Q: Why is that message not getting across?
A: I don’t know why, but I think trade has been used as a code word to speak to people’s anxieties. But when you really think about what trade is, it’s an opportunity for America. It’s not a detriment to America and I think particularly with this agreement, which is a much higher standard, much greater enforcement provisions than any free trade agreement that we’ve done.
Q: What kind of impact is the increasingly protectionist rhetoric of the presidential campaign having on potential foreign investors?

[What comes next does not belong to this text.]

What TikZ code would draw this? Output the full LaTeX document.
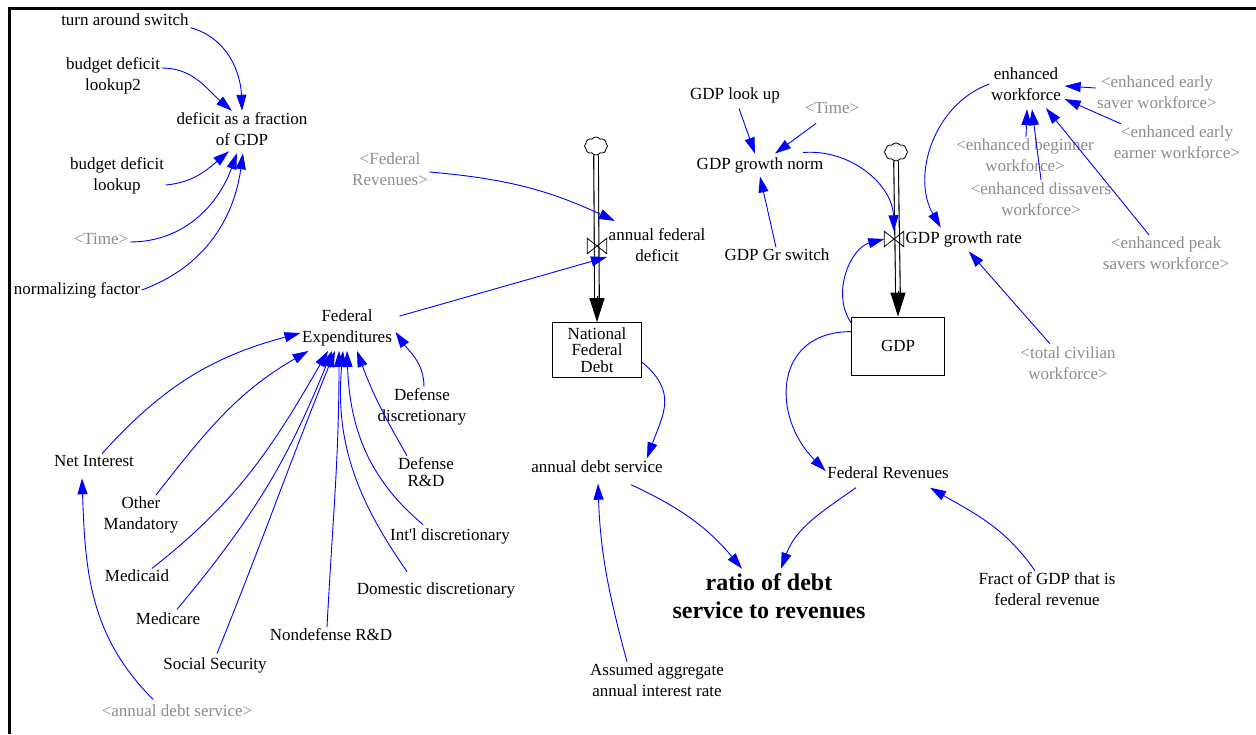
\documentclass[tikz,border=0pt]{standalone}
\usepackage{fontspec}
\setmainfont{Liberation Serif}
\usetikzlibrary{arrows.meta,shapes.symbols}

\definecolor{ghost}{gray}{0.55}

\begin{document}
\begin{tikzpicture}[x=1pt, y=-1pt,
    var/.style={align=center, inner sep=1.5pt, font=\fontsize{17}{21}\selectfont},
    ghostvar/.style={var, text=ghost},
    stock/.style={draw, line width=0.8pt, inner sep=0, minimum width=89pt, minimum height=55pt,
        align=center, font=\fontsize{17}{16.5}\selectfont},
    infl/.style={blue, line width=0.9pt, -{Triangle[length=16pt,width=10pt]}},
    pipe/.style={line width=1.1pt, double=white, double distance=3.5pt},
    flowtip/.style={line width=1pt, -{Triangle[length=24pt,width=15pt]}},
    puff/.style={cloud, draw, fill=white, cloud puffs=8, cloud puff arc=110, aspect=1.2,
        minimum width=23pt, minimum height=18pt, inner sep=0, line width=0.8pt},
    valve/.style={inner sep=0, minimum width=19pt, minimum height=15pt}]
    \useasboundingbox (0,0) rectangle (1256,734);

    % frame
    \draw[line width=3pt] (9,734) -- (9,8) -- (1256,8);

    % deficit as a fraction of GDP
    \node[var] (tas) at (125,20) {turn around switch};
    \node[var] (bdl2) at (113,76) {budget deficit\\lookup2};
    \node[var] (dfrac) at (242,129) {deficit as a fraction\\of GDP};
    \node[var] (bdl) at (117,176) {budget deficit\\lookup};
    \node[ghostvar] (time1) at (101,239) {<Time>};
    \node[var] (normf) at (77,290) {normalizing factor};

    \draw[infl] (tas.south east) to[out=-15,in=92] (dfrac.north);
    \draw[infl] ([yshift=8pt]bdl2.east) to[out=0,in=140] ([xshift=-10pt]dfrac.north);
    \draw[infl] ([yshift=-9pt]bdl.east) to[out=5,in=-140] ([xshift=-13pt,yshift=-4pt]dfrac.south);
    \draw[infl] ([yshift=-3pt]time1.east) to[out=0,in=-110] ([xshift=-5pt,yshift=-6pt]dfrac.south);
    \draw[infl] (normf.east) to[out=20,in=-98] ([xshift=1pt,yshift=-6pt]dfrac.south);

    % national federal debt
    \node[ghostvar] (fedrev2) at (390,169) {<Federal\\Revenues>};
    \node[puff] (cloud1) at (596,146) {};
    \node[valve] (valve1) at (597,246) {};
    \node[var, anchor=west] (afd) at (607,245) {annual federal\\deficit};
    \node[stock] (nfd) at (597,350) {National\\Federal\\Debt};
    \node[var] (fexp) at (347,328) {Federal\\Expenditures};

    \draw[pipe] (cloud1.south) -- ([yshift=22pt]nfd.north);
    \draw[flowtip] ([yshift=26pt]nfd.north) -- (nfd.north);
    \draw[line width=0.8pt] (valve1.north west) -- (valve1.south east) -- (valve1.north east)
        -- (valve1.south west) -- cycle;
    \draw[infl] ([yshift=-3pt]fedrev2.east) to[out=-5,in=155] ([xshift=8pt,yshift=24pt]afd.west);
    \draw[infl] ([xshift=6pt,yshift=-8pt]fexp.north east) -- ([yshift=-12pt]afd.west);

    % debt service ratio
    \node[var] (ads) at (597,467) {annual debt service};
    \node[var] (aair) at (657,680) {Assumed aggregate\\annual interest rate};
    \node[var, font=\bfseries\fontsize{24}{28}\selectfont] (ratio) at (769,596) {ratio of debt\\service to revenues};
    \node[var] (fedrev) at (888,473) {Federal Revenues};
    \node[var] (fract) at (1047,589) {Fract of GDP that is\\federal revenue};

    \draw[infl] ([yshift=-12pt]nfd.east) to[out=-40,in=70,looseness=1.25] ([xshift=50pt,yshift=1pt]ads.north);
    \draw[infl] ([xshift=-30pt]aair.north) to[out=105,in=-88] ([xshift=1pt,yshift=-9pt]ads.south);
    \draw[infl] ([xshift=34pt,yshift=-10pt]ads.south) to[out=-25,in=130] ([xshift=-27pt,yshift=3pt]ratio.north);
    \draw[infl] ([xshift=-32pt,yshift=-7pt]fedrev.south) to[out=-145,in=70] ([xshift=12pt,yshift=3pt]ratio.north);
    \draw[infl] ([xshift=-12pt]fract.north) to[out=125,in=-30] ([xshift=42pt,yshift=-7pt]fedrev.south);

    % GDP
    \node[stock, minimum width=93pt, minimum height=58pt] (gdp) at (898,346) {GDP};
    \node[puff] (cloud2) at (896,152) {};
    \node[valve] (valve2) at (894,239) {};
    \node[var, anchor=west] (ggr) at (904,239) {GDP growth rate};
    \node[var] (glu) at (735,95) {GDP look up};
    \node[ghostvar] (time2) at (832,108) {<Time>};
    \node[var] (ggn) at (760,165) {GDP growth norm};
    \node[var] (ggs) at (777,255) {GDP Gr switch};

    \draw[pipe] (cloud2.south) -- ([yshift=22pt]gdp.north);
    \draw[flowtip] ([yshift=26pt]gdp.north) -- (gdp.north);
    \draw[line width=0.8pt] (valve2.north west) -- (valve2.south east) -- (valve2.north east)
        -- (valve2.south west) -- cycle;
    \draw[infl] ([xshift=4pt,yshift=-4pt]glu.south) -- ([xshift=-5pt,yshift=2pt]ggn.north);
    \draw[infl] ([xshift=-16pt,yshift=-8pt]time2.south) -- ([xshift=15pt,yshift=2pt]ggn.north);
    \draw[infl] ([xshift=-1pt]ggs.north) -- ([yshift=-2pt]ggn.south);
    \draw[infl] ([xshift=-22pt,yshift=3pt]ggn.north east) to[out=5,in=92] (valve2.north);
    \draw[infl] ([yshift=-6pt]gdp.north west) to[out=125,in=195] (valve2.west);
    \draw[infl] ([yshift=-15pt]gdp.north west) to[out=180,in=135,looseness=1.4] ([yshift=2pt]fedrev.west);

    % workforce
    \node[var] (enw) at (1026,84) {enhanced\\workforce};
    \node[ghostvar] (ees) at (1157,92) {<enhanced early\\saver workforce>};
    \node[ghostvar] (eee) at (1177,142) {<enhanced early\\earner workforce>};
    \node[ghostvar] (ebw) at (1025,155) {<enhanced beginner\\workforce>};
    \node[ghostvar] (edw) at (1041,199) {<enhanced dissavers\\workforce>};
    \node[ghostvar] (epw) at (1166,253) {<enhanced peak\\savers workforce>};
    \node[ghostvar] (tcw) at (1068,363) {<total civilian\\workforce>};

    \draw[infl] ([yshift=4pt]ees.west) -- ([xshift=2pt,yshift=-2pt]enw.east);
    \draw[infl] ([xshift=-56pt]eee.north) -- ([xshift=2pt,yshift=-15pt]enw.east);
    \draw[infl] ([xshift=1pt]ebw.north) -- ([xshift=1pt,yshift=-7pt]enw.south);
    \draw[infl] ([yshift=1pt]edw.north) -- ([xshift=6pt,yshift=-7pt]enw.south);
    \draw[infl] ([xshift=-17pt]epw.north) -- ([xshift=20pt,yshift=-6pt]enw.south);
    \draw[infl] (enw.west) to[out=200,in=120] ([xshift=-23pt,yshift=2pt]ggr.north);
    \draw[infl] ([xshift=-18pt,yshift=1pt]tcw.north) -- ([xshift=5pt,yshift=-3pt]ggr.south);

    % federal expenditures
    \node[var] (ddi) at (422,407) {Defense\\discretionary};
    \node[var, font=\fontsize{17}{17}\selectfont] (drd) at (426,472) {Defense\\R\&D};
    \node[var] (intl) at (450,536) {Int\textquotesingle l discretionary};
    \node[var] (dd) at (436,590) {Domestic discretionary};
    \node[var] (nd) at (331,635) {Nondefense R\&D};
    \node[var] (ss) at (215,665) {Social Security};
    \node[var] (mc) at (168,619) {Medicare};
    \node[var] (md) at (137,576) {Medicaid};
    \node[var] (om) at (141,515) {Other\\Mandatory};
    \node[var] (ni) at (94,461) {Net Interest};
    \node[ghostvar] (ads2) at (177,711) {<annual debt service>};

    \draw[infl] ([xshift=8pt]ni.north) to[out=48,in=195] ([yshift=-5pt]fexp.west);
    \draw[infl] ([xshift=15pt]om.north) to[out=52,in=-150] ([xshift=8pt,yshift=-3pt]fexp.south west);
    \draw[infl] ([xshift=15pt]md.north) to[out=38,in=-120] ([xshift=-19pt,yshift=-3pt]fexp.south);
    \draw[infl] ([xshift=9pt,yshift=2pt]mc.north) to[out=50,in=-112] ([xshift=-15pt,yshift=-3pt]fexp.south);
    \draw[infl] ([xshift=2pt,yshift=2pt]ss.north) to[out=68,in=-112] ([xshift=-12pt,yshift=-3pt]fexp.south);
    \draw[infl] ([xshift=-4pt]nd.north) to[out=87,in=-90] ([xshift=-8pt,yshift=-3pt]fexp.south);
    \draw[infl] ([xshift=-29pt,yshift=9pt]dd.north) to[out=125,in=-95] ([xshift=-4pt,yshift=-3pt]fexp.south);
    \draw[infl] ([xshift=-27pt,yshift=2pt]intl.north) to[out=140,in=-88] ([yshift=-3pt]fexp.south);
    \draw[infl] ([xshift=-19pt]drd.north) to[out=120,in=-70] ([xshift=10pt,yshift=-3pt]fexp.south);
    \draw[infl] ([xshift=2pt]ddi.north) to[out=90,in=-55] ([xshift=2pt,yshift=-4pt]fexp.east);
    \draw[infl] ([xshift=-24pt,yshift=4pt]ads2.north) to[out=135,in=-88] ([xshift=-12pt,yshift=-10pt]ni.south);
\end{tikzpicture}
\end{document}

A: We’ve been really focused in our department, with the president’s direction and blessing, on attracting greater foreign direct investment and the reason is because, first of all, it’s good for the American worker. Twelve million Americans go to work at American subsidiaries of foreign companies and those companies export $360 billion of goods and services from the United States, so we’re working really hard to take advantage of what foreign companies see as the United States being a good place to invest. And what we shouldn’t do is undermine that. We shouldn’t undermine it by being insular.
What foreign companies see in the United States is strong rule of law. They see great research and development going on. They see an extraordinary workforce. And (the global management consulting firm) A.T. Kearney, I think for the fourth year in a row, has said that this is the No. 1 place to invest in the world. And that’s good for our economy.
We want our economy to continue to grow. Those companies create good jobs. They tend to create higher-paying jobs than the average job in America. So we want that. That’s good. We’ve worked really hard as this administration to continue to grow that interest.